**What you are asked to do:**
With the pictures left out, copy the listing below exactly.

**Information shown:**
=-=-=-=-=

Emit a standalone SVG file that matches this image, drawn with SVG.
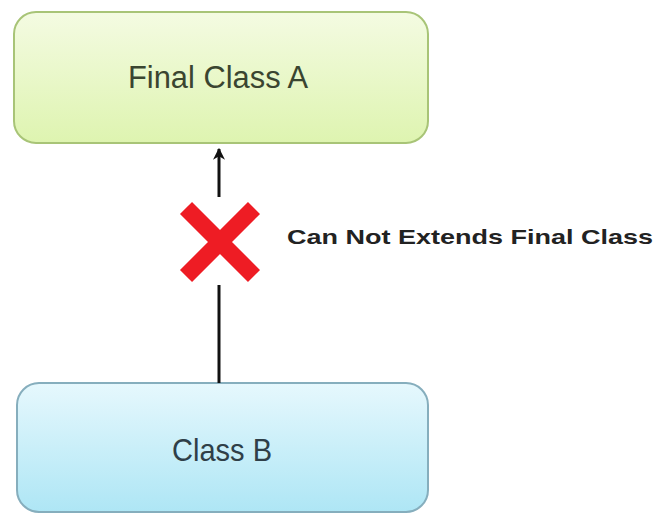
<svg xmlns="http://www.w3.org/2000/svg" width="659" height="516" viewBox="0 0 659 516">
<defs>
<linearGradient id="gA" x1="0" y1="0" x2="0" y2="1"><stop offset="0" stop-color="#f4fbe2"/><stop offset="1" stop-color="#def4b0"/></linearGradient>
<linearGradient id="gB" x1="0" y1="0" x2="0" y2="1"><stop offset="0" stop-color="#e6f8fd"/><stop offset="1" stop-color="#aee6f5"/></linearGradient>
<marker id="ah" markerWidth="12" markerHeight="12" refX="9" refY="5" orient="auto" markerUnits="userSpaceOnUse" viewBox="0 0 10 10"><path d="M0,0 L10,5 L0,10 L3,5 Z" fill="#111"/></marker>
</defs>
<style>
.lbl{font-family:"Liberation Sans",Arial,sans-serif;text-anchor:middle}
.conn{stroke:#111;stroke-width:3;fill:none}
</style>
<rect width="659" height="516" fill="#fff"/>
<g id="nodeA">
<rect x="14" y="12" width="414" height="131" rx="22" fill="url(#gA)" stroke="#a8c477" stroke-width="2"/>
<text class="lbl" x="218" y="88" font-size="31" textLength="180" lengthAdjust="spacingAndGlyphs" fill="#3a4530">Final Class A</text>
</g>
<g id="nodeB">
<rect x="17" y="383" width="411" height="129" rx="22" fill="url(#gB)" stroke="#86aebd" stroke-width="2"/>
<text class="lbl" x="222" y="461" font-size="32" textLength="100" lengthAdjust="spacingAndGlyphs" fill="#2f3f48">Class B</text>
</g>
<g id="connectors">
<line class="conn" x1="219" y1="197" x2="219" y2="149" marker-end="url(#ah)"/>
<line class="conn" x1="219" y1="285" x2="219" y2="383"/>
</g>
<g id="cross">
<path d="M186,208 L254,276 M254,208 L186,276" stroke="#ee1c24" stroke-width="17" stroke-linecap="butt"/>
</g>
<text x="287" y="244" font-family="'Liberation Sans',Arial,sans-serif" font-weight="bold" font-size="21" fill="#222" textLength="366" lengthAdjust="spacingAndGlyphs">Can Not Extends Final Class</text>
</svg>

=-=-=-=-=

**The output:**
Emit a standalone SVG file that matches this image, drawn with SVG.
<svg xmlns="http://www.w3.org/2000/svg" width="659" height="516" viewBox="0 0 659 516">
<defs>
<linearGradient id="gA" x1="0" y1="0" x2="0" y2="1"><stop offset="0" stop-color="#f4fbe2"/><stop offset="1" stop-color="#def4b0"/></linearGradient>
<linearGradient id="gB" x1="0" y1="0" x2="0" y2="1"><stop offset="0" stop-color="#e6f8fd"/><stop offset="1" stop-color="#aee6f5"/></linearGradient>
<marker id="ah" markerWidth="12" markerHeight="12" refX="9" refY="5" orient="auto" markerUnits="userSpaceOnUse" viewBox="0 0 10 10"><path d="M0,0 L10,5 L0,10 L3,5 Z" fill="#111"/></marker>
</defs>
<style>
.lbl{font-family:"Liberation Sans",Arial,sans-serif;text-anchor:middle}
.conn{stroke:#111;stroke-width:3;fill:none}
</style>
<rect width="659" height="516" fill="#fff"/>
<g id="nodeA">
<rect x="14" y="12" width="414" height="131" rx="22" fill="url(#gA)" stroke="#a8c477" stroke-width="2"/>
<text class="lbl" x="218" y="88" font-size="31" textLength="180" lengthAdjust="spacingAndGlyphs" fill="#3a4530">Final Class A</text>
</g>
<g id="nodeB">
<rect x="17" y="383" width="411" height="129" rx="22" fill="url(#gB)" stroke="#86aebd" stroke-width="2"/>
<text class="lbl" x="222" y="461" font-size="32" textLength="100" lengthAdjust="spacingAndGlyphs" fill="#2f3f48">Class B</text>
</g>
<g id="connectors">
<line class="conn" x1="219" y1="197" x2="219" y2="149" marker-end="url(#ah)"/>
<line class="conn" x1="219" y1="285" x2="219" y2="383"/>
</g>
<g id="cross">
<path d="M186,208 L254,276 M254,208 L186,276" stroke="#ee1c24" stroke-width="17" stroke-linecap="butt"/>
</g>
<text x="287" y="244" font-family="'Liberation Sans',Arial,sans-serif" font-weight="bold" font-size="21" fill="#222" textLength="366" lengthAdjust="spacingAndGlyphs">Can Not Extends Final Class</text>
</svg>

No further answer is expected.